▶ _What is required_
Print the lines of the listing below verbatim from its first line through the line bearing "const y = d3.scaleLinear().domain([0, 25]).range([721, 130]);". Any pictures are to be omitted.

▶ _Source material_
· · ·

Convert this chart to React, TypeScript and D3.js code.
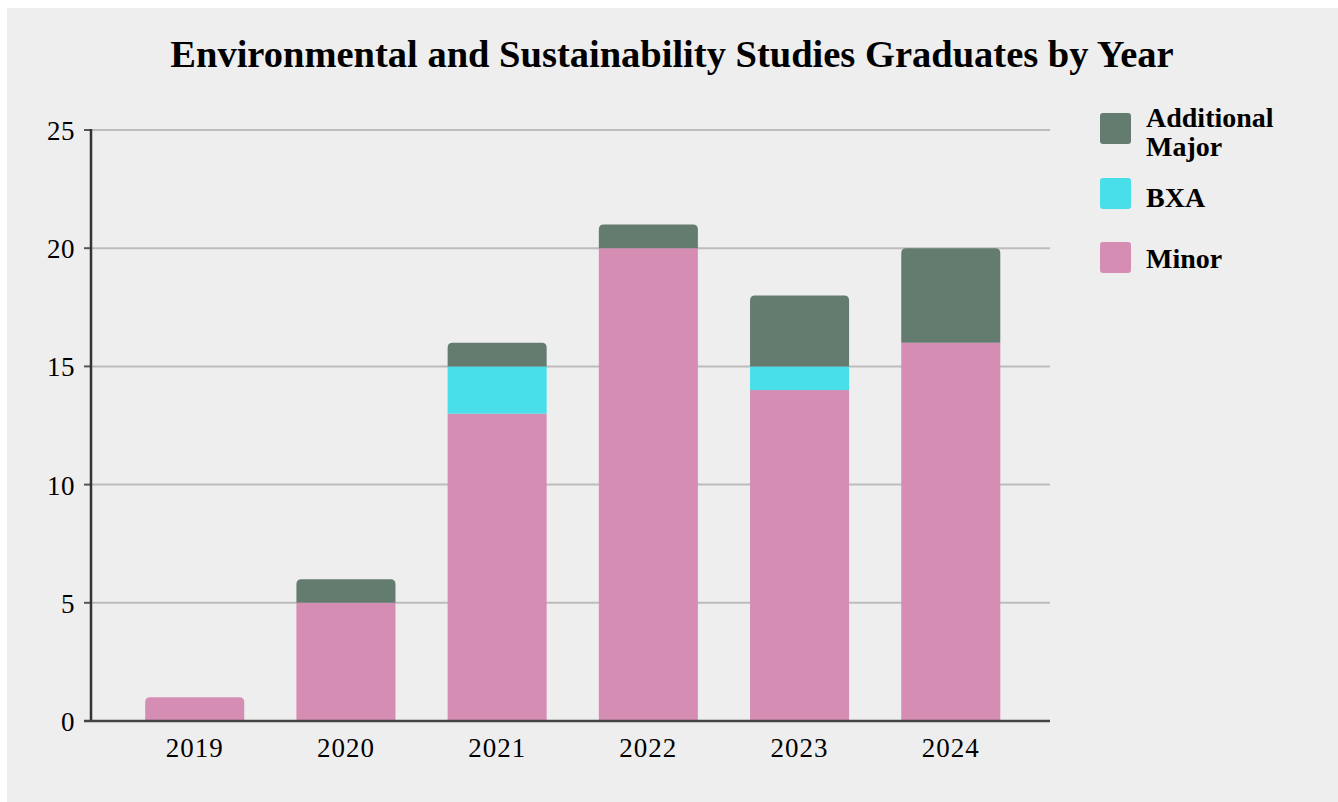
import React from "react";
import * as d3 from "d3";

const years = ["2019", "2020", "2021", "2022", "2023", "2024"];
const minor = [1, 5, 13, 20, 14, 16];
const bxa = [0, 0, 2, 0, 1, 0];
const additionalMajor = [0, 1, 1, 1, 3, 4];
const yTicks = [0, 5, 10, 15, 20, 25];
const seriesNames = ["Minor", "BXA", "Additional Major"];
const colors: Record<string, string> = {
  Minor: "#d68db3",
  BXA: "#48dfea",
  "Additional Major": "#647b70",
};

const W = 1338;
const H = 802;
const FONT = "'Liberation Serif', 'DejaVu Serif', serif";

export default function App() {
  const x = d3.scaleBand<string>().domain(years).range([119.5, 1026]).paddingInner(0.345).paddingOuter(0.17);
  const y = d3.scaleLinear().domain([0, 25]).range([721, 130]);

  const rows = years.map((yr, i) => ({
    year: yr,
    Minor: minor[i],
    BXA: bxa[i],
    "Additional Major": additionalMajor[i],
  }));
  const stack = d3.stack<any>().keys(seriesNames)(rows);

  const topKey = years.map((_, i) => {
    let k = "";
    seriesNames.forEach((s) => {
      const r = rows[i] as any;
      if (r[s] > 0) k = s;
    });
    return k;
  });

  const r = 5;
  const topRounded = (x0: number, y0: number, w: number, h: number) =>
    `M${x0},${y0 + h}V${y0 + r}Q${x0},${y0} ${x0 + r},${y0}H${x0 + w - r}Q${x0 + w},${y0} ${x0 + w},${y0 + r}V${y0 + h}Z`;

  return (
    <svg width={W} height={H} style={{ position: "fixed", left: 0, top: 0 }} xmlns="http://www.w3.org/2000/svg">
      <rect x={0} y={0} width={W} height={H} fill="#ffffff" />
      <rect x={7} y={8} width={W - 7} height={H - 8} fill="#eeeeee" />
      <text x={672} y={67} textAnchor="middle" fontFamily={FONT} fontWeight="bold" fontSize={38.5} fill="#000">
        Environmental and Sustainability Studies Graduates by Year
      </text>
      {yTicks.map((t) => (
        <g key={t}>
          {t > 0 && (
            <line x1={91} x2={1050} y1={y(t)} y2={y(t)} stroke="#bcbcbc" strokeWidth={2} />
          )}
          <line x1={84} x2={91} y1={y(t)} y2={y(t)} stroke="#555" strokeWidth={2} />
          <text x={75} y={y(t) + 10} textAnchor="end" fontFamily={FONT} fontSize={27} letterSpacing={0.5} fill="#000">
            {t}
          </text>
        </g>
      ))}
      {stack.map((layer) => (
        <g key={layer.key} fill={colors[layer.key]}>
          {layer.map((d, i) => {
            const h = y(d[0]) - y(d[1]);
            if (h <= 0) return null;
            const x0 = x(years[i])!;
            const w = x.bandwidth();
            if (topKey[i] === layer.key) {
              return <path key={i} d={topRounded(x0, y(d[1]), w, h)} />;
            }
            return <rect key={i} x={x0} y={y(d[1])} width={w} height={h} />;
          })}
        </g>
      ))}
      <line x1={91} x2={91} y1={129} y2={722} stroke="#333" strokeWidth={2.5} />
      <line x1={84} x2={1050} y1={721} y2={721} stroke="#444" strokeWidth={2.5} />
      {years.map((yr) => (
        <text
          key={yr}
          x={x(yr)! + x.bandwidth() / 2}
          y={757}
          textAnchor="middle"
          fontFamily={FONT}
          fontSize={27}
          letterSpacing={1}
          fill="#000"
        >
          {yr}
        </text>
      ))}
      {[
        { key: "Additional Major", lines: ["Additional", "Major"], y: 113, ty: 127 },
        { key: "BXA", lines: ["BXA"], y: 178, ty: 207 },
        { key: "Minor", lines: ["Minor"], y: 242, ty: 268 },
      ].map((l) => (
        <g key={l.key}>
          <rect x={1100} y={l.y} width={31} height={31} rx={3} fill={colors[l.key]} />
          {l.lines.map((s, j) => (
            <text
              key={j}
              x={1146}
              y={l.ty + j * 29}
              fontFamily={FONT}
              fontWeight="bold"
              fontSize={28}
              fill="#000"
            >
              {s}
            </text>
          ))}
        </g>
      ))}
    </svg>
  );
}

· · ·

▶ _Problem solution_
Convert this chart to React, TypeScript and D3.js code.
import React from "react";
import * as d3 from "d3";

const years = ["2019", "2020", "2021", "2022", "2023", "2024"];
const minor = [1, 5, 13, 20, 14, 16];
const bxa = [0, 0, 2, 0, 1, 0];
const additionalMajor = [0, 1, 1, 1, 3, 4];
const yTicks = [0, 5, 10, 15, 20, 25];
const seriesNames = ["Minor", "BXA", "Additional Major"];
const colors: Record<string, string> = {
  Minor: "#d68db3",
  BXA: "#48dfea",
  "Additional Major": "#647b70",
};

const W = 1338;
const H = 802;
const FONT = "'Liberation Serif', 'DejaVu Serif', serif";

export default function App() {
  const x = d3.scaleBand<string>().domain(years).range([119.5, 1026]).paddingInner(0.345).paddingOuter(0.17);
  const y = d3.scaleLinear().domain([0, 25]).range([721, 130]);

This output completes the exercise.